The request
Print the listing from its top line through the line containing "1.60, 1.60, 1.92]", nothing more, and leave out the pictures.

Information provided
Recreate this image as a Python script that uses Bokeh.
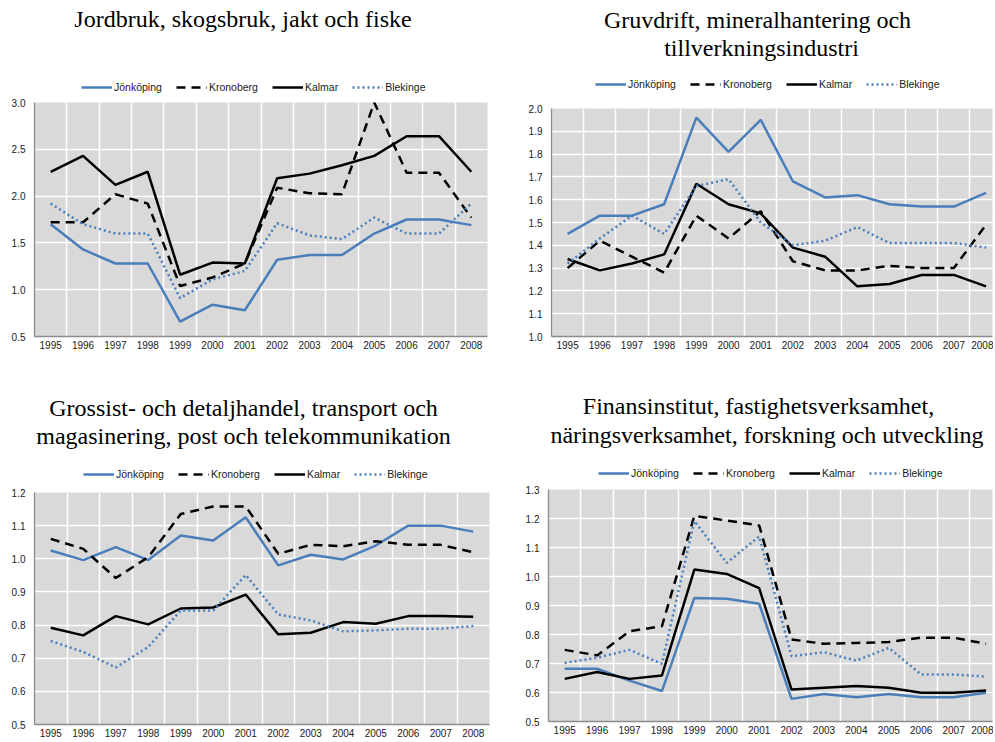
from bokeh.plotting import figure
from bokeh.layouts import column, row
from bokeh.models import FixedTicker, Legend, LegendItem, Range1d, PrintfTickFormatter
from bokeh.core.properties import value
from bokeh.embed import file_html
from bokeh.resources import INLINE

years = list(range(1995, 2009))
series_names = ["Jönköping", "Kronoberg", "Kalmar", "Blekinge"]

# Panel 1: Jordbruk, skogsbruk, jakt och fiske
jord_jonkoping = [1.70, 1.43, 1.28, 1.28, 0.66, 0.84, 0.78, 1.32, 1.37, 1.37, 1.60, 1.75, 1.75, 1.69]
jord_kronoberg = [1.72, 1.72, 2.02, 1.92, 1.04, 1.13, 1.28, 2.09, 2.03, 2.02, 3.00, 2.25, 2.25, 1.77]
jord_kalmar = [2.26, 2.43, 2.12, 2.26, 1.16, 1.29, 1.28, 2.19, 2.24, 2.33, 2.43, 2.64, 2.64, 2.26]
jord_blekinge = [1.92, 1.70, 1.60, 1.60, 0.91, 1.11, 1.20, 1.71, 1.58, 1.54, 1.77, 1.60, 1.60, 1.92]

# Panel 2: Gruvdrift, mineralhantering och tillverkningsindustri
gruv_jonkoping = [1.45, 1.53, 1.53, 1.58, 1.96, 1.81, 1.95, 1.68, 1.61, 1.62, 1.58, 1.57, 1.57, 1.63]
gruv_kronoberg = [1.30, 1.42, 1.35, 1.28, 1.53, 1.43, 1.55, 1.33, 1.29, 1.29, 1.31, 1.30, 1.30, 1.49]
gruv_kalmar = [1.34, 1.29, 1.32, 1.36, 1.67, 1.58, 1.54, 1.39, 1.35, 1.22, 1.23, 1.27, 1.27, 1.22]
gruv_blekinge = [1.32, 1.43, 1.53, 1.45, 1.66, 1.69, 1.50, 1.40, 1.42, 1.48, 1.41, 1.41, 1.41, 1.39]

# Panel 3: Grossist- och detaljhandel, transport ...
gros_jonkoping = [1.025, 0.996, 1.035, 0.996, 1.070, 1.055, 1.125, 0.980, 1.012, 0.998, 1.040, 1.100, 1.100, 1.082]
gros_kronoberg = [1.060, 1.030, 0.942, 1.005, 1.135, 1.158, 1.158, 1.015, 1.042, 1.038, 1.053, 1.042, 1.042, 1.020]
gros_kalmar = [0.792, 0.769, 0.827, 0.802, 0.850, 0.853, 0.892, 0.772, 0.777, 0.809, 0.804, 0.827, 0.827, 0.825]
gros_blekinge = [0.752, 0.719, 0.672, 0.734, 0.844, 0.844, 0.951, 0.832, 0.814, 0.781, 0.784, 0.789, 0.789, 0.797]

# Panel 4: Finansinstitut, fastighetsverksamhet, ...
fin_jonkoping = [0.682, 0.682, 0.641, 0.605, 0.926, 0.923, 0.906, 0.578, 0.595, 0.584, 0.595, 0.584, 0.584, 0.599]
fin_kronoberg = [0.747, 0.728, 0.811, 0.829, 1.209, 1.193, 1.176, 0.783, 0.768, 0.771, 0.774, 0.789, 0.789, 0.768]
fin_kalmar = [0.647, 0.671, 0.647, 0.659, 1.024, 1.009, 0.960, 0.610, 0.616, 0.622, 0.616, 0.599, 0.599, 0.607]
fin_blekinge = [0.702, 0.720, 0.747, 0.699, 1.191, 1.047, 1.138, 0.725, 0.739, 0.710, 0.754, 0.662, 0.662, 0.655]

titles = [
    ["Jordbruk, skogsbruk, jakt och fiske"],
    ["Gruvdrift, mineralhantering och", "tillverkningsindustri"],
    ["Grossist- och detaljhandel, transport och", "magasinering, post och telekommunikation"],
    ["Finansinstitut, fastighetsverksamhet,", "näringsverksamhet, forskning och utveckling"],
]

y_ticks_1 = [0.5, 1.0, 1.5, 2.0, 2.5, 3.0]
y_ticks_2 = [1.0, 1.1, 1.2, 1.3, 1.4, 1.5, 1.6, 1.7, 1.8, 1.9, 2.0]
y_ticks_3 = [0.5, 0.6, 0.7, 0.8, 0.9, 1.0, 1.1, 1.2]
y_ticks_4 = [0.5, 0.6, 0.7, 0.8, 0.9, 1.0, 1.1, 1.2, 1.3]

BLUE = "#4A7EBB"
styles = {
    "Jönköping": dict(line_color=BLUE, line_dash="solid"),
    "Kronoberg": dict(line_color="black", line_dash="9 6"),
    "Kalmar": dict(line_color="black", line_dash="solid"),
    "Blekinge": dict(line_color=BLUE, line_dash="2 3"),
}
LINE_W = 2.5

SANS = "Liberation Sans"
SERIF = "Liberation Serif"


def make_header(series, width, height, mbl, mbr, title_xs, title_ys, title_lines, legend_xy):
    """Title text and legend, in a blank strip figure whose data units are pixels.
    Its frame lines up with the chart's frame below it (the column aligns them).
    The series are drawn here too (off the visible range) so the legend has live renderers."""
    h = figure(width=width, height=height, output_backend="svg", toolbar_location=None,
               title=None, x_axis_location=None, y_axis_location=None,
               x_range=Range1d(mbl, width - mbr), y_range=Range1d(0, height),
               min_border_left=mbl, min_border_right=mbr, min_border_top=0, min_border_bottom=0)
    h.grid.visible = False
    h.outline_line_color = None
    h.background_fill_color = "white"
    h.border_fill_color = "white"
    h.text(x=title_xs, y=title_ys, text=title_lines,
           text_font=value(SERIF), text_font_size="24px", text_color="black",
           text_align="center", text_baseline="alphabetic")
    items = []
    for name, vals in zip(series_names, series):
        r = h.line(years, vals, line_width=LINE_W, **styles[name])
        items.append(LegendItem(label=name, renderers=[r]))
    legend = Legend(items=items, orientation="horizontal", location=legend_xy,
                    glyph_width=31, glyph_height=12, label_height=12,
                    label_standoff=2, spacing=14, margin=0, padding=0,
                    label_text_font=SANS, label_text_font_size="10.5px",
                    label_text_color="#1A1A1A",
                    background_fill_alpha=0, border_line_color=None)
    h.add_layout(legend)
    return h


def make_chart(series, y_ticks, width, height, mbl, mbr, mbt, mbb, x_end):
    p = figure(width=width, height=height, output_backend="svg", toolbar_location=None,
               x_range=Range1d(1994.5, x_end),
               y_range=Range1d(y_ticks[0], y_ticks[-1]),
               min_border_left=mbl, min_border_right=mbr,
               min_border_top=mbt, min_border_bottom=mbb)
    p.background_fill_color = "#D9D9D9"
    p.border_fill_color = "white"
    p.outline_line_color = None

    for name, vals in zip(series_names, series):
        p.line(years, vals, line_width=LINE_W, **styles[name])

    p.xaxis.ticker = FixedTicker(ticks=years)
    p.yaxis.ticker = FixedTicker(ticks=y_ticks)
    p.yaxis.formatter = PrintfTickFormatter(format="%.1f")
    for ax in (p.xaxis[0], p.yaxis[0]):
        ax.major_tick_line_color = None
        ax.minor_tick_line_color = None
        ax.major_tick_out = 0
        ax.major_tick_in = 0
        ax.axis_line_color = "#8C8C8C"
        ax.axis_line_width = 1.3
        ax.major_label_text_font = SANS
        ax.major_label_text_font_size = "10px"
        ax.major_label_text_color = "#1A1A1A"
    p.xaxis.major_label_standoff = 4
    p.yaxis.major_label_standoff = 9

    p.xgrid.ticker = FixedTicker(ticks=[y + 0.5 for y in years])
    p.xgrid.grid_line_color = "white"
    p.xgrid.grid_line_width = 1.5
    p.ygrid.grid_line_color = "white"
    p.ygrid.grid_line_width = 1.5
    return p


W_LEFT, W_RIGHT = 520, 473

s1 = [jord_jonkoping, jord_kronoberg, jord_kalmar, jord_blekinge]
s2 = [gruv_jonkoping, gruv_kronoberg, gruv_kalmar, gruv_blekinge]
s3 = [gros_jonkoping, gros_kronoberg, gros_kalmar, gros_blekinge]
s4 = [fin_jonkoping, fin_kronoberg, fin_kalmar, fin_blekinge]

h1 = make_header(s1, W_LEFT, 94, 34, 33, [242.5], [76], titles[0], (47, 1))
c1 = make_chart(s1, y_ticks_1, W_LEFT, 286, 34, 33, 8, 44, 2008.5)

h2 = make_header(s2, W_RIGHT, 100, 31, 1, [237, 241], [81, 53], titles[1], (44, 10))
c2 = make_chart(s2, y_ticks_2, W_RIGHT, 280, 31, 1, 8, 44, 2008.2)

h3 = make_header(s3, W_LEFT, 104, 34, 31, [243, 243], [77, 49], titles[2], (49, 4))
c3 = make_chart(s3, y_ticks_3, W_LEFT, 256, 34, 31, 8, 16, 2008.5)

h4 = make_header(s4, W_RIGHT, 101, 28, 1, [238, 246.5], [76, 47], titles[3], (50, 2))
c4 = make_chart(s4, y_ticks_4, W_RIGHT, 259, 28, 1, 8, 19, 2008.2)

layout = column(row(column(h1, c1), column(h2, c2)),
                row(column(h3, c3), column(h4, c4)))
open("out.html", "w").write(file_html(layout, INLINE))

Result of the exercise
Recreate this image as a Python script that uses Bokeh.
from bokeh.plotting import figure
from bokeh.layouts import column, row
from bokeh.models import FixedTicker, Legend, LegendItem, Range1d, PrintfTickFormatter
from bokeh.core.properties import value
from bokeh.embed import file_html
from bokeh.resources import INLINE

years = list(range(1995, 2009))
series_names = ["Jönköping", "Kronoberg", "Kalmar", "Blekinge"]

# Panel 1: Jordbruk, skogsbruk, jakt och fiske
jord_jonkoping = [1.70, 1.43, 1.28, 1.28, 0.66, 0.84, 0.78, 1.32, 1.37, 1.37, 1.60, 1.75, 1.75, 1.69]
jord_kronoberg = [1.72, 1.72, 2.02, 1.92, 1.04, 1.13, 1.28, 2.09, 2.03, 2.02, 3.00, 2.25, 2.25, 1.77]
jord_kalmar = [2.26, 2.43, 2.12, 2.26, 1.16, 1.29, 1.28, 2.19, 2.24, 2.33, 2.43, 2.64, 2.64, 2.26]
jord_blekinge = [1.92, 1.70, 1.60, 1.60, 0.91, 1.11, 1.20, 1.71, 1.58, 1.54, 1.77, 1.60, 1.60, 1.92]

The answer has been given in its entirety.